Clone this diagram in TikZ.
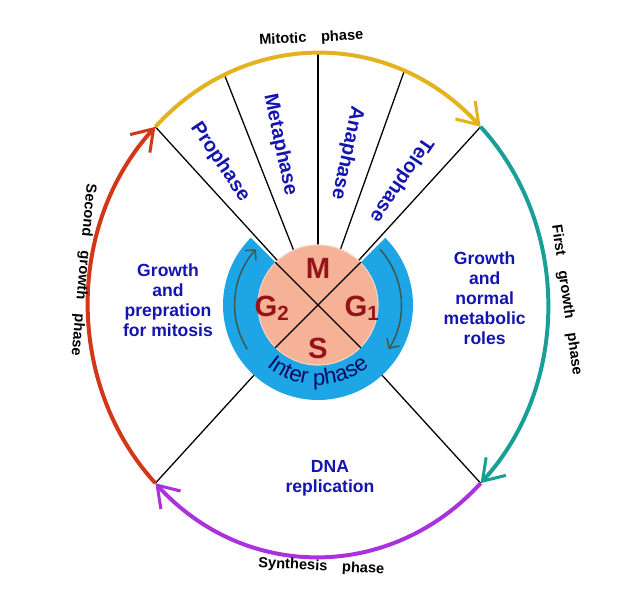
\documentclass[tikz,border=0pt]{standalone}
\usepackage{fontspec}
\setmainfont{Liberation Sans}
\usetikzlibrary{arrows.meta,decorations.text}
\definecolor{phaseblue}{RGB}{20,20,175}
\definecolor{letterred}{RGB}{150,20,25}
\definecolor{ringblue}{RGB}{30,165,230}
\definecolor{peach}{RGB}{245,178,150}
\definecolor{mitoticyellow}{RGB}{228,178,30}
\definecolor{firstteal}{RGB}{25,160,150}
\definecolor{synthpurple}{RGB}{170,50,220}
\definecolor{secondred}{RGB}{210,55,25}
\definecolor{interarrow}{RGB}{60,90,80}
\tikzset{
  cyclearc/.style = {line width=3.4pt, -{Straight Barb[length=6mm,width=8mm,line width=2.6pt]}},
  spoke/.style = {line width=1.1pt, black},
  stagelabel/.style = {text=phaseblue, font=\fontsize{17}{17}\selectfont\bfseries},
  regionlabel/.style = {text=phaseblue, align=center, font=\fontsize{15}{17}\selectfont\bfseries},
  outerlabel/.style = {text=black, font=\fontsize{12.5}{12.5}\selectfont\bfseries},
  letter/.style = {text=letterred, font=\fontsize{25}{25}\selectfont\bfseries}
}
\begin{document}
\begin{tikzpicture}
\useasboundingbox (-9.54,-9.27) rectangle (9.63,9.15);
% points on the outer ellipse
\foreach \a in {45,135,-45,-135}
  \coordinate (p\a) at (\a:6.9cm and 7.56cm);
% spokes
\foreach \a in {114,90,68}
  \draw[spoke] (\a:1.8) -- (\a:6.9cm and 7.56cm);
\draw[spoke] (p135) -- (p-45);
\draw[spoke] (p45) -- (p-135);
% cycle arcs
\draw[cyclearc, mitoticyellow] (p135) arc[start angle=135, end angle=45, x radius=6.9cm, y radius=7.56cm];
\draw[cyclearc, firstteal] (p45) arc[start angle=45, end angle=-45, x radius=6.9cm, y radius=7.56cm];
\draw[cyclearc, synthpurple] (p-45) arc[start angle=-45, end angle=-135, x radius=6.9cm, y radius=7.56cm];
\draw[cyclearc, secondred] (p-135) arc[start angle=-135, end angle=-225, x radius=6.9cm, y radius=7.56cm];
% interphase ring
\fill[ringblue] (135:2.85) arc[start angle=135, end angle=405, radius=2.85] -- (45:1.8) arc[start angle=45, end angle=-225, radius=1.8] -- cycle;
\draw[interarrow, line width=1.3pt, -{Straight Barb[length=2.2mm]}] (212:2.5) arc[start angle=212, end angle=138, radius=2.5];
\draw[interarrow, line width=1.3pt, -{Straight Barb[length=2.2mm]}] (42:2.5) arc[start angle=42, end angle=-32, radius=2.5];
\path[decorate, decoration={text along path, text align=center, text color=phaseblue!55!black,
  text={|\fontsize{19}{19}\selectfont|Inter phase}}] (216:2.4) arc[start angle=216, end angle=324, radius=2.4];
% cell
\node[circle, minimum size=3.6cm, fill=peach, draw=peach!60!white, line width=1pt] (cell) at (0,0) {};
\draw[spoke] (cell.135) -- (cell.-45);
\draw[spoke] (cell.45) -- (cell.-135);
\node[letter] (m) at (0,1.1) {M};
\node[letter] (s) at (0,-1.3) {S};
\node[letter] (g2) at (-1.38,-0.1) {G\textsubscript{2}};
\node[letter] (g1) at (1.32,-0.1) {G\textsubscript{1}};
% stage labels
\node[stagelabel, rotate=-56] (pro) at (-2.94,4.29) {Prophase};
\node[stagelabel, rotate=-78] (meta) at (-1.14,4.8) {Metaphase};
\node[stagelabel, rotate=-102] (ana) at (0.87,4.56) {Anaphase};
\node[stagelabel, rotate=-124] (telo) at (2.49,3.75) {Telophase};
\node[regionlabel] (g2text) at (-4.5,0.15) {Growth\\and\\prepration\\for mitosis};
\node[regionlabel] (g1text) at (5.0,0.2) {Growth\\and\\normal\\metabolic\\roles};
\node[regionlabel] (stext) at (0.36,-5.2) {DNA\\replication};
% phase names
\node[outerlabel, rotate=3] (mit) at (-0.2,8.0) {Mitotic\quad phase};
\node[outerlabel, rotate=-82] (first) at (7.45,0.15) {First\quad growth\quad phase};
\node[outerlabel, rotate=-95] (second) at (-7.05,1.05) {Second\quad growth\quad phase};
\node[outerlabel, rotate=-3] (synth) at (0.1,-7.85) {Synthesis\quad phase};
\end{tikzpicture}
\end{document}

========

Written exercise >> Repeat the material above in full and unchanged, minus its images.

Exercise output >>
Clone this diagram in TikZ.
\documentclass[tikz,border=0pt]{standalone}
\usepackage{fontspec}
\setmainfont{Liberation Sans}
\usetikzlibrary{arrows.meta,decorations.text}
\definecolor{phaseblue}{RGB}{20,20,175}
\definecolor{letterred}{RGB}{150,20,25}
\definecolor{ringblue}{RGB}{30,165,230}
\definecolor{peach}{RGB}{245,178,150}
\definecolor{mitoticyellow}{RGB}{228,178,30}
\definecolor{firstteal}{RGB}{25,160,150}
\definecolor{synthpurple}{RGB}{170,50,220}
\definecolor{secondred}{RGB}{210,55,25}
\definecolor{interarrow}{RGB}{60,90,80}
\tikzset{
  cyclearc/.style = {line width=3.4pt, -{Straight Barb[length=6mm,width=8mm,line width=2.6pt]}},
  spoke/.style = {line width=1.1pt, black},
  stagelabel/.style = {text=phaseblue, font=\fontsize{17}{17}\selectfont\bfseries},
  regionlabel/.style = {text=phaseblue, align=center, font=\fontsize{15}{17}\selectfont\bfseries},
  outerlabel/.style = {text=black, font=\fontsize{12.5}{12.5}\selectfont\bfseries},
  letter/.style = {text=letterred, font=\fontsize{25}{25}\selectfont\bfseries}
}
\begin{document}
\begin{tikzpicture}
\useasboundingbox (-9.54,-9.27) rectangle (9.63,9.15);
% points on the outer ellipse
\foreach \a in {45,135,-45,-135}
  \coordinate (p\a) at (\a:6.9cm and 7.56cm);
% spokes
\foreach \a in {114,90,68}
  \draw[spoke] (\a:1.8) -- (\a:6.9cm and 7.56cm);
\draw[spoke] (p135) -- (p-45);
\draw[spoke] (p45) -- (p-135);
% cycle arcs
\draw[cyclearc, mitoticyellow] (p135) arc[start angle=135, end angle=45, x radius=6.9cm, y radius=7.56cm];
\draw[cyclearc, firstteal] (p45) arc[start angle=45, end angle=-45, x radius=6.9cm, y radius=7.56cm];
\draw[cyclearc, synthpurple] (p-45) arc[start angle=-45, end angle=-135, x radius=6.9cm, y radius=7.56cm];
\draw[cyclearc, secondred] (p-135) arc[start angle=-135, end angle=-225, x radius=6.9cm, y radius=7.56cm];
% interphase ring
\fill[ringblue] (135:2.85) arc[start angle=135, end angle=405, radius=2.85] -- (45:1.8) arc[start angle=45, end angle=-225, radius=1.8] -- cycle;
\draw[interarrow, line width=1.3pt, -{Straight Barb[length=2.2mm]}] (212:2.5) arc[start angle=212, end angle=138, radius=2.5];
\draw[interarrow, line width=1.3pt, -{Straight Barb[length=2.2mm]}] (42:2.5) arc[start angle=42, end angle=-32, radius=2.5];
\path[decorate, decoration={text along path, text align=center, text color=phaseblue!55!black,
  text={|\fontsize{19}{19}\selectfont|Inter phase}}] (216:2.4) arc[start angle=216, end angle=324, radius=2.4];
% cell
\node[circle, minimum size=3.6cm, fill=peach, draw=peach!60!white, line width=1pt] (cell) at (0,0) {};
\draw[spoke] (cell.135) -- (cell.-45);
\draw[spoke] (cell.45) -- (cell.-135);
\node[letter] (m) at (0,1.1) {M};
\node[letter] (s) at (0,-1.3) {S};
\node[letter] (g2) at (-1.38,-0.1) {G\textsubscript{2}};
\node[letter] (g1) at (1.32,-0.1) {G\textsubscript{1}};
% stage labels
\node[stagelabel, rotate=-56] (pro) at (-2.94,4.29) {Prophase};
\node[stagelabel, rotate=-78] (meta) at (-1.14,4.8) {Metaphase};
\node[stagelabel, rotate=-102] (ana) at (0.87,4.56) {Anaphase};
\node[stagelabel, rotate=-124] (telo) at (2.49,3.75) {Telophase};
\node[regionlabel] (g2text) at (-4.5,0.15) {Growth\\and\\prepration\\for mitosis};
\node[regionlabel] (g1text) at (5.0,0.2) {Growth\\and\\normal\\metabolic\\roles};
\node[regionlabel] (stext) at (0.36,-5.2) {DNA\\replication};
% phase names
\node[outerlabel, rotate=3] (mit) at (-0.2,8.0) {Mitotic\quad phase};
\node[outerlabel, rotate=-82] (first) at (7.45,0.15) {First\quad growth\quad phase};
\node[outerlabel, rotate=-95] (second) at (-7.05,1.05) {Second\quad growth\quad phase};
\node[outerlabel, rotate=-3] (synth) at (0.1,-7.85) {Synthesis\quad phase};
\end{tikzpicture}
\end{document}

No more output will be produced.